A lot of people think the death toll was in the hundreds of thousands because the magnitude was so high. Surprisingly, it wasn't. Estimates vary, but most historians and geologists like George Plafker put the death toll between 1,600 and 6,000.

Why so low for such a monster?

First, the preceding "foreshocks" the day before (the Concepción earthquakes) served as a massive warning. People were already on edge and many were outside when the 9.5 hit. Second, Chile’s construction, even then, involved a lot of wood which handles shaking better than unreinforced masonry. If this had hit a densely populated city with brick buildings and no warning, the casualties would have been catastrophic.

Lessons you can actually use

We can't stop a 9.5. We probably can't even predict the next one with any real accuracy. But the Chile earthquake of 1960 taught us exactly how to survive one.

  1. Geography is destiny. If you live on "fill" or soft river soil, your house is at 10x the risk of someone on bedrock. Check your local soil liquefaction maps.
  2. Tsunami warnings are for real.
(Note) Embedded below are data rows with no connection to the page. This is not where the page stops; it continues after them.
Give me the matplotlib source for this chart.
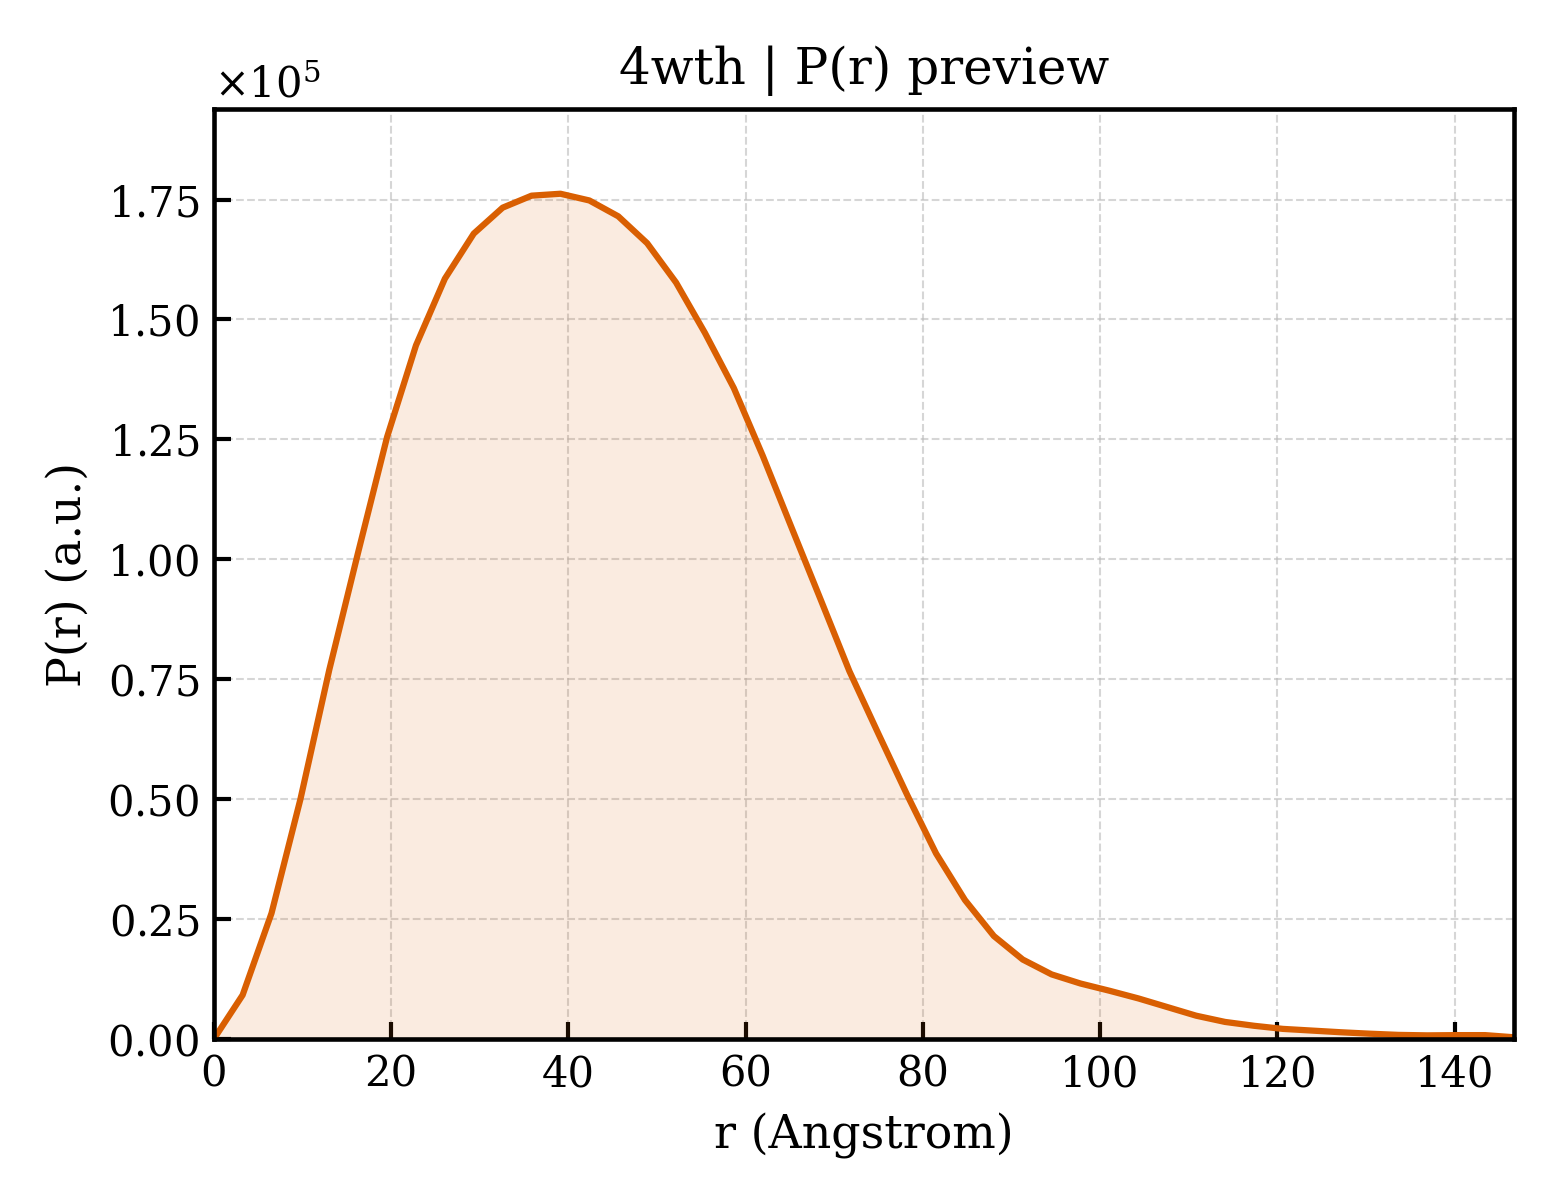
import numpy as np
import matplotlib
matplotlib.use("Agg")
import matplotlib.pyplot as plt
from matplotlib.ticker import ScalarFormatter

r_max = 146.7
n_points = 46
p_r = [
    0, 9200, 26250, 50000, 77000, 101500, 125500, 144600, 158500, 167900,
    173300, 175800, 176200, 174800, 171500, 165900, 157700, 147200, 135700, 121600,
    106600, 91700, 76700, 63700, 50900, 38700, 29000, 21500, 16600, 13500,
    11600, 10100, 8500, 6700, 4900, 3600, 2800, 2150, 1800, 1450,
    1150, 900, 800, 850, 850, 400,
]
r = np.linspace(0, r_max, n_points)
sample = "4wth"

plt.rcParams["font.family"] = "DejaVu Serif"
plt.rcParams["mathtext.fontset"] = "dejavuserif"

fig, ax = plt.subplots(figsize=(5.2, 4), dpi=300)
fig.subplots_adjust(left=0.137, right=0.9705, bottom=0.134, top=0.909)

color = "#d95f02"
ax.fill_between(r, p_r, 0, color=color, alpha=0.12, linewidth=0)
ax.plot(r, p_r, color=color, linewidth=1.5)

ax.set_xlim(0, r_max)
ax.set_ylim(0, max(p_r) * 1.1)

fmt = ScalarFormatter(useMathText=True)
fmt.set_powerlimits((0, 0))
ax.yaxis.set_major_formatter(fmt)

for side in ax.spines.values():
    side.set_linewidth(1.1)
ax.tick_params(direction="in", length=4, width=1.0, labelsize=10)
ax.grid(True, linestyle="--", linewidth=0.5, color="#bbbbbb", alpha=0.6)
ax.set_axisbelow(True)

ax.set_xlabel("r (Angstrom)", fontsize=11)
ax.set_ylabel("P(r) (a.u.)", fontsize=11)
ax.set_title(f"{sample} | P(r) preview", fontsize=12)

fig.savefig("out.png", dpi=300)
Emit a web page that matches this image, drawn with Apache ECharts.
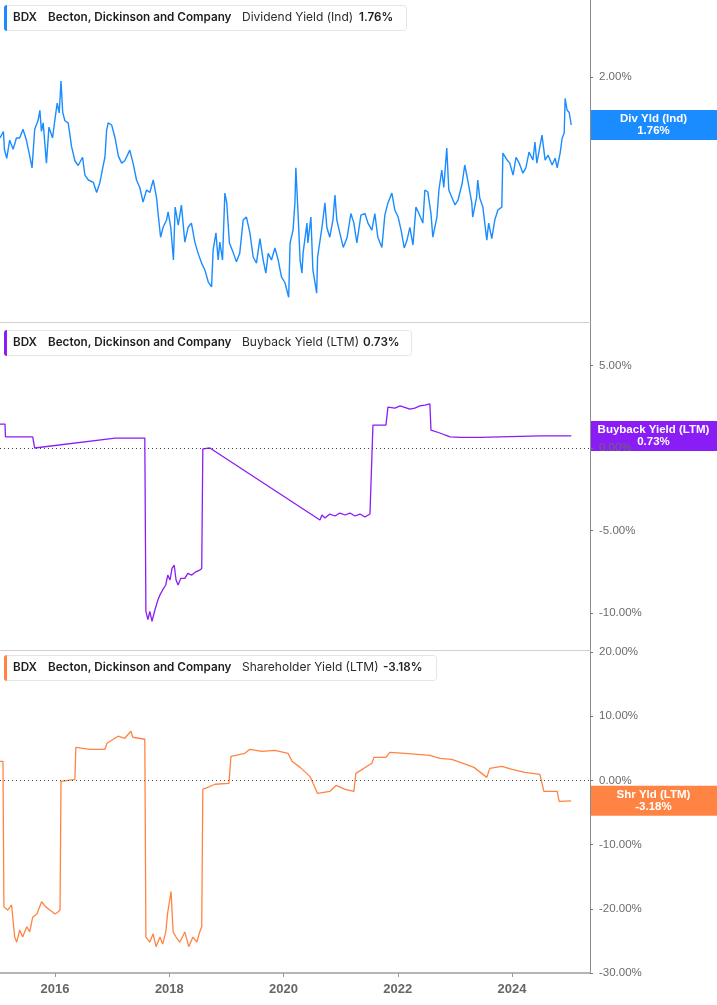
<!DOCTYPE html>
<html>
<head>
<meta charset="utf-8">
<script src="https://cdn.jsdelivr.net/npm/echarts@6/dist/echarts.min.js"></script>
<style>
html,body{margin:0;padding:0;background:#fff;}
#chart{width:717px;height:1005px;}
</style>
</head>
<body>
<div id="chart"></div>
<script>
// ---------- DATA ----------
const TICKER = 'BDX';
const COMPANY = 'Becton, Dickinson and Company';
const METRICS = ['Dividend Yield (Ind)', 'Buyback Yield (LTM)', 'Shareholder Yield (LTM)'];
const SHORT_NAMES = ['Div Yld (Ind)', 'Buyback Yield (LTM)', 'Shr Yld (LTM)'];
const LAST_VALUES = [1.76, 0.73, -3.18];
const YEAR_TICKS = ['2016-01-01','2018-01-01','2020-01-01','2022-01-01','2024-01-01'];
const DIV_TICKS = [2];
const BUY_TICKS = [5, 0, -5, -10];
const SHR_TICKS = [20, 10, 0, -10, -20, -30];

const dyDates = ['2015-01-14','2015-02-05','2015-02-11','2015-02-26','2015-03-17','2015-04-08','2015-04-29','2015-05-20','2015-06-10','2015-07-02','2015-07-23','2015-08-07','2015-08-24','2015-09-14','2015-09-26','2015-10-06','2015-10-17','2015-11-07','2015-11-23','2015-12-16',
'2016-01-01','2016-01-15','2016-01-28','2016-02-08','2016-02-19','2016-03-04','2016-03-25','2016-04-16','2016-05-07','2016-05-28','2016-06-25','2016-07-10','2016-08-01','2016-09-02','2016-09-23','2016-10-14','2016-11-04','2016-11-15','2016-11-26','2016-12-06','2016-12-28',
'2017-01-19','2017-02-09','2017-03-02','2017-03-22','2017-04-23','2017-05-14','2017-06-05','2017-06-26','2017-07-17','2017-08-08','2017-08-29','2017-09-20','2017-10-11','2017-10-21','2017-11-06','2017-11-22','2017-12-14','2017-12-24',
'2018-01-10','2018-01-27','2018-02-07','2018-02-27','2018-03-19','2018-04-10','2018-05-01','2018-05-22','2018-06-13','2018-07-04','2018-07-26','2018-08-16','2018-09-07','2018-09-28','2018-10-08','2018-10-26','2018-11-09','2018-11-20','2018-12-07','2018-12-22',
'2019-01-03','2019-01-20','2019-02-15','2019-03-06','2019-03-27','2019-04-18','2019-05-09','2019-05-31','2019-06-21','2019-07-12','2019-08-03','2019-08-24','2019-09-10','2019-09-25','2019-10-16','2019-11-07','2019-11-28','2019-12-19',
'2020-01-11','2020-02-03','2020-02-12','2020-03-02','2020-03-14','2020-03-20','2020-04-03','2020-04-16','2020-04-28','2020-05-05','2020-05-30','2020-06-05','2020-06-24','2020-07-07','2020-07-31','2020-08-06','2020-09-03','2020-09-22','2020-10-04','2020-10-23','2020-11-12','2020-11-25','2020-12-07','2020-12-26',
'2021-01-17','2021-02-11','2021-03-07','2021-03-26','2021-04-14','2021-05-10','2021-06-05','2021-06-24','2021-07-19','2021-08-07','2021-08-26','2021-09-21','2021-10-10','2021-10-30','2021-11-24','2021-12-13',
'2022-01-03','2022-01-22','2022-02-11','2022-03-01','2022-03-19','2022-04-08','2022-04-27','2022-05-16','2022-06-10','2022-06-23','2022-07-12','2022-08-01','2022-08-13','2022-09-08','2022-09-21','2022-10-09','2022-10-22','2022-11-10','2022-11-23','2022-12-12',
'2023-01-02','2023-01-21','2023-02-17','2023-03-05','2023-03-24','2023-04-19','2023-04-25','2023-05-20','2023-05-27','2023-06-09','2023-06-29','2023-07-24','2023-08-05','2023-08-25','2023-09-13','2023-10-03','2023-10-28','2023-11-04','2023-12-01','2023-12-18',
'2024-01-08','2024-01-27','2024-02-16','2024-03-11','2024-03-30','2024-04-19','2024-05-14','2024-05-27','2024-06-08','2024-07-11','2024-07-31','2024-08-19','2024-09-14','2024-10-03','2024-10-16','2024-11-04','2024-11-17','2024-11-30','2024-12-06','2024-12-18',
'2025-01-01','2025-01-14'];
const dyValues = [1.70,1.73,1.65,1.61,1.69,1.65,1.70,1.70,1.74,1.69,1.62,1.57,1.74,1.78,1.83,1.73,1.77,1.59,1.75,1.70,
1.79,1.866,1.817,1.979,1.82,1.78,1.77,1.66,1.60,1.58,1.615,1.54,1.52,1.51,1.47,1.51,1.58,1.615,1.736,1.77,1.76,
1.70,1.62,1.59,1.60,1.646,1.59,1.52,1.49,1.433,1.48,1.47,1.52,1.45,1.39,1.305,1.34,1.366,1.396,
1.34,1.228,1.414,1.348,1.422,1.288,1.34,1.355,1.288,1.25,1.218,1.196,1.158,1.143,1.261,1.32,1.228,1.288,1.228,1.468,
1.43,1.285,1.25,1.222,1.25,1.366,1.377,1.32,1.238,1.218,1.30,1.228,1.186,1.25,1.228,1.268,1.228,1.174,
1.155,1.112,1.285,1.33,1.43,1.57,1.39,1.228,1.186,1.25,1.355,1.285,1.377,1.196,1.124,1.238,1.34,1.43,1.34,1.305,1.366,1.46,1.366,1.32,
1.27,1.305,1.39,1.355,1.285,1.384,1.39,1.355,1.33,1.39,1.305,1.27,1.384,1.43,1.468,1.403,
1.377,1.33,1.268,1.295,1.34,1.278,1.414,1.39,1.355,1.48,1.472,1.39,1.305,1.377,1.48,1.561,1.49,1.655,1.48,1.452,
1.422,1.441,1.508,1.582,1.52,1.43,1.377,1.452,1.52,1.449,1.414,1.295,1.355,1.30,1.366,1.403,1.414,1.633,1.603,1.59,
1.54,1.615,1.59,1.548,1.57,1.637,1.603,1.682,1.59,1.713,1.603,1.624,1.582,1.611,1.57,1.633,1.70,1.722,1.889,1.832,
1.82,1.76];

const bbDates = ['2015-01-14','2015-02-15','2015-02-18','2015-08-11','2015-08-24','2017-01-19','2017-07-28','2017-08-04','2017-08-17','2017-08-29','2017-09-12','2017-10-01','2017-10-20','2017-11-02','2017-11-19','2017-12-09','2017-12-22',
'2018-01-05','2018-01-18','2018-02-01','2018-02-13','2018-02-26','2018-03-15','2018-04-10','2018-04-29','2018-05-24','2018-06-19','2018-07-14','2018-07-27','2018-08-03','2018-09-17',
'2020-08-21','2020-09-03','2020-09-22','2020-10-23','2020-11-25','2020-12-26','2021-01-29','2021-03-01','2021-04-02','2021-05-04','2021-06-05','2021-07-07','2021-07-19','2021-07-26','2021-10-17','2021-10-30','2021-12-13',
'2022-01-16','2022-03-19','2022-04-20','2022-05-22','2022-06-23','2022-07-25','2022-08-01','2022-09-27','2022-10-29','2022-12-01','2023-02-03','2023-06-09','2023-10-16','2024-02-22','2024-06-28','2024-11-04','2025-01-14'];
const bbValues = [1.45,1.45,0.67,0.67,0.0,0.6,0.6,-9.9,-10.4,-9.9,-10.5,-9.8,-9.2,-8.9,-8.6,-8.3,-7.7,
-8.0,-7.3,-7.1,-8.0,-8.3,-7.9,-7.9,-7.6,-7.7,-7.5,-7.4,-7.3,-0.05,0.0,
-4.36,-4.06,-4.24,-4.0,-4.12,-3.94,-4.06,-3.94,-4.12,-4.0,-4.18,-4.0,-3.94,1.39,1.39,2.48,2.42,
2.55,2.36,2.42,2.55,2.6,2.67,1.09,0.91,0.79,0.67,0.64,0.64,0.67,0.70,0.73,0.73,0.73];

const syDates = ['2015-01-14','2015-02-02','2015-02-08','2015-03-04','2015-03-29','2015-04-18','2015-05-01','2015-05-20','2015-06-08','2015-07-04','2015-07-23','2015-08-11','2015-09-07','2015-10-07','2015-11-03','2015-11-28',
'2016-01-01','2016-01-20','2016-02-02','2016-02-08','2016-05-07','2016-05-13','2016-08-11','2016-11-15','2016-11-28',
'2017-02-07','2017-03-22','2017-04-30','2017-05-12','2017-07-28','2017-08-04','2017-08-29','2017-09-19','2017-10-08','2017-11-02','2017-11-19','2017-12-09','2017-12-22',
'2018-01-12','2018-01-25','2018-02-13','2018-03-09','2018-04-10','2018-05-05','2018-06-01','2018-06-26','2018-07-14','2018-07-27','2018-08-03','2018-10-20',
'2019-01-17','2019-01-30','2019-04-29','2019-05-31','2019-08-16','2019-11-07',
'2020-01-30','2020-02-24','2020-04-16','2020-06-18','2020-08-06','2020-10-23','2020-12-02',
'2021-01-29','2021-03-26','2021-04-08','2021-07-19','2021-08-01','2021-10-17','2021-11-11',
'2022-02-17','2022-07-25','2022-09-27','2022-12-12',
'2023-02-23','2023-05-03','2023-07-24','2023-08-12','2023-10-28',
'2024-01-02','2024-03-24','2024-06-28','2024-07-23','2024-10-16','2024-10-29','2025-01-14'];
const syValues = [2.97,2.97,-19.7,-20.2,-19.4,-24.4,-25.2,-23.3,-24.4,-22.8,-23.6,-21.3,-20.8,-18.9,-19.7,-20.2,
-20.8,-20.5,-20.2,-0.16,0.16,5.16,4.84,4.84,5.78,
6.88,6.56,7.66,6.72,6.41,-24.4,-25.2,-23.9,-25.9,-24.4,-25.5,-23.6,-20.5,
-17.3,-23.6,-24.4,-25.2,-23.6,-25.9,-24.4,-25.2,-23.6,-22.8,-1.4,-0.6,
-0.47,3.75,4.22,4.84,4.53,4.69,
4.22,2.97,2.03,0.63,-2.03,-1.72,-0.78,
-1.41,-1.72,1.09,2.66,3.59,3.59,4.38,
4.22,3.91,3.44,3.28,
2.66,2.03,0.47,1.88,2.19,
1.72,1.25,0.94,-1.72,-1.72,-3.28,-3.18];

// ---------- HELPERS ----------
const ts = s => { const p = s.split('-').map(Number); return new Date(p[0], p[1] - 1, p[2]).getTime(); };
const pairs = (d, v) => d.map((s, i) => [ts(s), v[i]]);
const X_MIN = ts('2015-01-14');
const X_MAX = ts('2025-05-14');

const COLORS = ['#1a8cff', '#8a1cf5', '#ff8443'];
const AX_FONT = 'Liberation Sans';
const pct = v => (Math.abs(v) < 1e-9 ? 0 : v).toFixed(2) + '%';

const grids = [
  {left: 0, right: 127, top: 0, height: 322},
  {left: 0, right: 127, top: 323, height: 327},
  {left: 0, right: 127, top: 651, height: 322}
];

function xAxis(i) {
  const last = i === 2;
  const tickVals = YEAR_TICKS.map(ts);
  return {
    type: 'value', gridIndex: i, min: X_MIN, max: X_MAX,
    axisLine: {show: true, onZero: false, lineStyle: {color: last ? '#b5b5b5' : '#d0d0d0', width: last ? 2 : 1}},
    axisTick: {show: last, length: 4, lineStyle: {color: '#999'}, customValues: tickVals},
    axisLabel: {show: last, customValues: tickVals, formatter: v => String(new Date(v).getFullYear()),
      color: '#666', fontWeight: 'bold', fontSize: 13, fontFamily: AX_FONT, margin: 10},
    splitLine: {show: false}
  };
}

function yAxis(i, type, min, max, ticks) {
  const o = {
    type: type, gridIndex: i, position: 'right', min: min, max: max,
    axisLine: {show: true, onZero: false, lineStyle: {color: '#8c8c8c', width: 1}},
    axisTick: {show: true, length: 3, lineStyle: {color: '#777'}, customValues: ticks},
    axisLabel: {show: true, customValues: ticks, formatter: pct, color: '#6b6b6b', fontSize: 11.5, fontFamily: AX_FONT, margin: 9},
    splitLine: {show: false}
  };
  if (type === 'log') o.logBase = 2;
  return o;
}

const zeroLine = {
  silent: true, symbol: 'none', label: {show: false},
  lineStyle: {type: [1, 3], color: '#444', width: 1},
  data: [{yAxis: 0}]
};

const chart = echarts.init(document.getElementById('chart'), null, {renderer: 'canvas'});
chart.setOption({
  animation: false,
  backgroundColor: '#fff',
  grid: grids,
  xAxis: [xAxis(0), xAxis(1), xAxis(2)],
  yAxis: [
    yAxis(0, 'log', 1.041, 2.456, DIV_TICKS),
    yAxis(1, 'value', -12.24, 7.576, BUY_TICKS),
    yAxis(2, 'value', -30, 20.156, SHR_TICKS)
  ],
  series: [
    {type: 'line', xAxisIndex: 0, yAxisIndex: 0, data: pairs(dyDates, dyValues), showSymbol: false,
      lineStyle: {color: COLORS[0], width: 1.4}, itemStyle: {color: COLORS[0]}},
    {type: 'line', xAxisIndex: 1, yAxisIndex: 1, data: pairs(bbDates, bbValues), showSymbol: false,
      lineStyle: {color: COLORS[1], width: 1.3}, itemStyle: {color: COLORS[1]}, markLine: zeroLine},
    {type: 'line', xAxisIndex: 2, yAxisIndex: 2, data: pairs(syDates, syValues), showSymbol: false,
      lineStyle: {color: COLORS[2], width: 1.3}, itemStyle: {color: COLORS[2]}, markLine: zeroLine}
  ]
});

// ---------- HEADERS & VALUE BOXES ----------
const HEAD_FONT = '"Inter", "Noto Sans", sans-serif';
function header(y, w, color, metric, value, valueX) {
  const cy = y + 12.5;
  return {
    type: 'group', z: 100,
    children: [
      {type: 'rect', shape: {x: 4.5, y: y + 0.5, width: w, height: 25, r: 3}, style: {fill: '#fff', stroke: '#e6e6e6', lineWidth: 1}},
      {type: 'rect', shape: {x: 4, y: y, width: 3, height: 26, r: [3, 0, 0, 3]}, style: {fill: color}},
      {type: 'text', x: 13, y: cy, style: {text: TICKER, font: '600 11.7px ' + HEAD_FONT, fill: '#1e1e1e', verticalAlign: 'middle'}},
      {type: 'text', x: 48, y: cy, style: {text: COMPANY, font: '600 11.7px ' + HEAD_FONT, fill: '#1e1e1e', verticalAlign: 'middle'}},
      {type: 'text', x: 242, y: cy, style: {text: metric, font: '12px ' + HEAD_FONT, fill: '#2a2a2a', verticalAlign: 'middle'}},
      {type: 'text', x: valueX, y: cy, style: {text: value, font: '600 11.7px ' + HEAD_FONT, fill: '#1e1e1e', verticalAlign: 'middle'}}
    ]
  };
}
function valueBox(yPix, color, l1, l2) {
  return {
    type: 'group', z: 100,
    children: [
      {type: 'rect', shape: {x: 590.5, y: yPix - 15, width: 127, height: 30}, style: {fill: color}},
      {type: 'text', x: 653.5, y: yPix, style: {text: l1 + '\n' + l2, font: 'bold 11.5px ' + AX_FONT, fill: '#fff',
        align: 'center', verticalAlign: 'middle', lineHeight: 12}}
    ]
  };
}

const graphics = [
  header(5, 402, COLORS[0], METRICS[0], pct(LAST_VALUES[0]), 359),
  header(330, 407, COLORS[1], METRICS[1], pct(LAST_VALUES[1]), 363),
  header(655, 432, COLORS[2], METRICS[2], pct(LAST_VALUES[2]), 383)
];
for (let i = 0; i < 3; i++) {
  const yp = chart.convertToPixel({yAxisIndex: i}, LAST_VALUES[i]);
  graphics.push(valueBox(yp, COLORS[i], SHORT_NAMES[i], pct(LAST_VALUES[i])));
}
chart.setOption({graphic: graphics});
</script>
</body>
</html>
The tragedy in Hawaii happened because people went back to the shore too soon. If a warning is issued, stay away from the coast for at least 24 hours. Waves travel in sets; the first one is rarely the biggest.
  3. The "Big One" isn't a myth. The 1960 event proved that the Cascadia Subduction Zone in the Pacific Northwest is capable of the exact same thing. We are currently in a "quiet period" for several major faults globally that look almost identical to the Valdivia fault line.

If you're ever in a major quake, remember the "Drop, Cover, and Hold On" rule. But if you’re near the coast and the shaking lasts more than a minute? Don't wait for a siren. Get to high ground immediately. The 1960 survivors who lived were the ones who didn't wait for permission to run.

To truly understand the scale of what happened, look at the bathymetric maps of the Chilean coast from before and after 1960. You'll see an entire landscape that was reshaped in the span of ten minutes. It is a humbling reminder that we just live on the crust; we don't control it.

Keep a basic emergency kit with at least three days of water. It sounds cliché, but in Valdivia, the infrastructure didn't just break—it vanished. Being self-sufficient for those first 72 hours is the difference between a crisis and a tragedy. Check your local USGS or seismic hazard maps this week to see what kind of ground your own home is built on. Knowledge of your local geology is the best survival tool you have.